Aslında her İstanbul Bienal’i bir diğerinden farklı. Her birinin teması başka bir küratör tarafından belirleniyor, her bienalde farklı mekânlar farklı biçimlerde kullanılıyor. Çoğu zaman bienal için üretilmiş, mekâna özgü çalışmalar sergileniyor.
Bu yılki bienalde de mekân seçimlerindeki farklılık özellikle dikkat çekiyor. Daha önceki yıllarda görmeye alıştığımız sergi mekânlarına bu yıl deniz otobüsü, otopark, otel odaları, balıkçı teknesi gibi farklı mekânlar da eklendi. 36 noktaya yayılan bienale tarihinin en yaygın bienali demek yanlış olmaz. Ayrıca sergide bu sene sanatçıların yanı sıra bilim adamları, matematikçiler, fizikçiler, mimarların da çalışmalarını görmek mümkün. Sanırım bu nedenlerle şimdiye kadarkilerden farklılaşan bir bienal olduğu söylenebilir.

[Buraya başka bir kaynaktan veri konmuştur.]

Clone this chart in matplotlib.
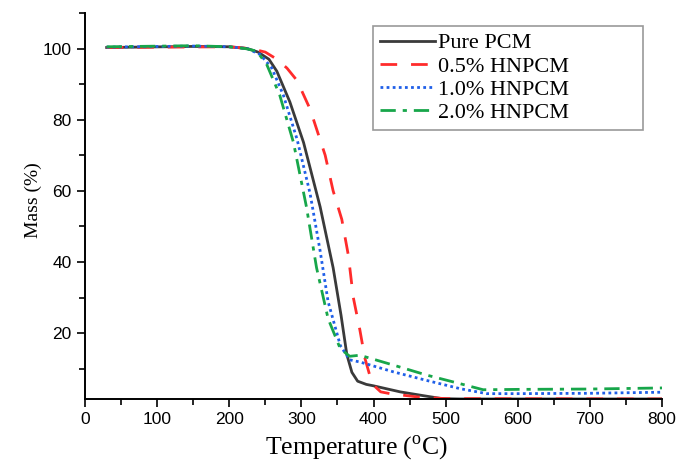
import matplotlib
matplotlib.use("Agg")
import matplotlib.pyplot as plt
from matplotlib.ticker import MultipleLocator

plt.rcParams['mathtext.fontset'] = 'custom'
plt.rcParams['mathtext.rm'] = 'Liberation Serif'

# temperature (oC) / mass (%)
t_pure = [30, 150, 200, 225, 240, 255, 266, 284, 303, 326, 344, 355, 363, 370, 378, 390, 400, 437, 470, 495, 520, 800]
m_pure = [100.3, 100.6, 100.5, 100.0, 99.0, 97.0, 93.6, 85.0, 73.6, 55.5, 38.4, 25.0, 14.0, 9.0, 6.5, 5.6, 5.2, 3.5, 2.4, 1.6, 1.5, 1.5]

t_05 = [30, 200, 230, 250, 266, 280, 294, 312, 333, 344, 356, 365, 372, 381, 388, 395, 402, 410, 423, 460, 500, 800]
m_05 = [100.3, 100.5, 100.0, 99.0, 97.0, 94.5, 91.0, 83.0, 70.0, 60.0, 52.0, 42.0, 30.0, 21.0, 13.0, 8.0, 5.0, 3.5, 3.0, 2.1, 1.6, 1.5]

t_10 = [30, 150, 200, 225, 243, 259, 275, 294, 312, 326, 337, 354, 367, 381, 428, 474, 520, 557, 600, 700, 800]
m_10 = [100.4, 100.7, 100.5, 100.0, 98.3, 94.5, 86.9, 74.5, 59.3, 43.1, 28.9, 16.5, 12.5, 11.9, 9.1, 6.7, 4.4, 3.0, 3.0, 3.1, 3.4]

t_20 = [30, 150, 200, 222, 238, 252, 270, 289, 307, 321, 337, 354, 367, 381, 428, 474, 520, 552, 600, 700, 800]
m_20 = [100.5, 100.8, 100.5, 100.0, 99.3, 95.5, 86.9, 73.6, 55.5, 38.4, 24.1, 15.6, 13.5, 13.8, 11.0, 8.2, 5.8, 4.1, 4.2, 4.3, 4.6]

fig = plt.figure(figsize=(6.79, 4.62), dpi=100)
ax = fig.add_axes([0.1252, 0.1364, 0.8498, 0.8355])

ax.plot(t_pure, m_pure, color='#3a3a3a', lw=2.0, label='Pure PCM')
ax.plot(t_05, m_05, color='#ff2b2b', lw=2.0, dashes=(6, 5), label='0.5% HNPCM')
ax.plot(t_10, m_10, color='#1f5fe8', lw=2.0, dashes=(1, 1.2), label='1.0% HNPCM')
ax.plot(t_20, m_20, color='#17a64a', lw=2.0, dashes=(5.5, 2.5, 1.5, 2.5), label='2.0% HNPCM')

ax.set_xlim(0, 800)
ax.set_ylim(1.5, 110)
ax.xaxis.set_major_locator(MultipleLocator(100))
ax.xaxis.set_minor_locator(MultipleLocator(50))
ax.set_yticks([20, 40, 60, 80, 100])
ax.yaxis.set_minor_locator(MultipleLocator(10))
ax.tick_params(which='both', direction='out', width=1.2)
ax.tick_params(which='major', length=6, labelsize=12.5)
ax.tick_params(which='minor', length=4)
for lab in ax.get_xticklabels() + ax.get_yticklabels():
    lab.set_family('Liberation Sans')
ax.spines['top'].set_visible(False)
ax.spines['right'].set_visible(False)
ax.spines['left'].set_linewidth(1.4)
ax.spines['bottom'].set_linewidth(1.4)

ax.set_xlabel('Temperature ($^{\\mathrm{o}}$C)', family='Liberation Serif', fontsize=18.5)
ax.xaxis.set_label_coords(0.471, -0.088)
ax.set_ylabel('Mass (%)', family='Liberation Serif', fontsize=14)
ax.yaxis.set_label_coords(-0.075, 0.515)

leg = ax.legend(loc='upper left', bbox_to_anchor=(0.499, 0.5, 0.468, 0.466), mode='expand',
                prop={'family': 'Liberation Serif', 'size': 16},
                frameon=True, fancybox=False, edgecolor='#999999', framealpha=1,
                handlelength=2.5, handletextpad=0.15, labelspacing=0.12, borderpad=0.3, borderaxespad=0)
leg.get_frame().set_linewidth(1.2)

fig.savefig('out.png', dpi=100)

Vasiyette ikinci adım nitelikli konser salonu
- Yarın sevgili babanızın ölüm yıldönümü… Onun mirasını yüklendiniz? Hedeflediğiniz noktada mı vardığınız yer?
İKSV kuruluşundan bu yana 43 yılı geride bırakmış oluyor. Vakıf bu süre içinde çok yol aldı. Ama hedefine ulaştı demek fazla iddialı olur, çünkü vakfın esas amacı “İstanbul’un dünya kültür başkentleri arasında yer almasını sağlamak”. Böyle bakınca daha gidecek çok yolumuz olduğunu düşünüyorum.
Bugün varılan nokta ve bugüne kadar elde edilen başarılar bize çok cesaret veriyor. Bu hedefe doğru ilerlediğimizden hiç kuşkum yok. İstanbul Modern ise bu yıl 11. kuruluş yıldönümünü kutlayacak. O da kısa sürede Türkiye’mizin kültür yaşamına çok önemli katkılarda bulundu, kendisine kuruluşunda koyduğu hedefleri aştı, ama bununla yetinmeden yoluna devam ediyor.
- Acaba rahmetli babanız işlerin vardığı noktayı görse ne derdi?
Hem işlerin, hem de yönetiminde etkin olduğumuz kültür sanat kurumlarının geldikleri noktadan mutlu olurdu diye düşünüyorum. Elbette tavsiyeleri olurdu, çünkü heyecanı, yeni projeleri, yeni fikirleri, dinamizmi ileri yaşlarında bile hiç eksilmemiş bir insandı. Örneğin, yaşamının son yıllarında en çok emek verdiği iki proje, İstanbul’a bir modern sanat müzesi ile üstün nitelikli bir konser salonu kazandırmaktı. İstanbul Modern onun vefatından 11 yıl sonra kuruldu, bundan mutluluk duyardı; ancak İKSV etkinliklerinin İstanbul’umuz gibi bir dünya kentinde hala “çok amaçlı kongre merkezlerinde” düzenlenmekte olduğunu görünce çok şaşırırdı.
“ÖĞRENDİKLERİM KİTAP OLUR"
- Size kalan altın öğütleri neler?
Babamın beni karşısına alıp öğütler verdiğini hatırlamam. Daha çok kendi davranışları, yaşam ve çalışma biçimi ile örnek olmayı seven bir insandı. Babamdan öğrendiklerim çok kalın bir kitaba sığabilir ancak. Kendi kendisine saygısı olmayan insanlarla hiç birlikte olmak veya çalışmak istememesi, herhangi bir konuda hep karşı görüşleri dinlemeye büyük önem vermesi, beni çok etkilemiş özellikleridir.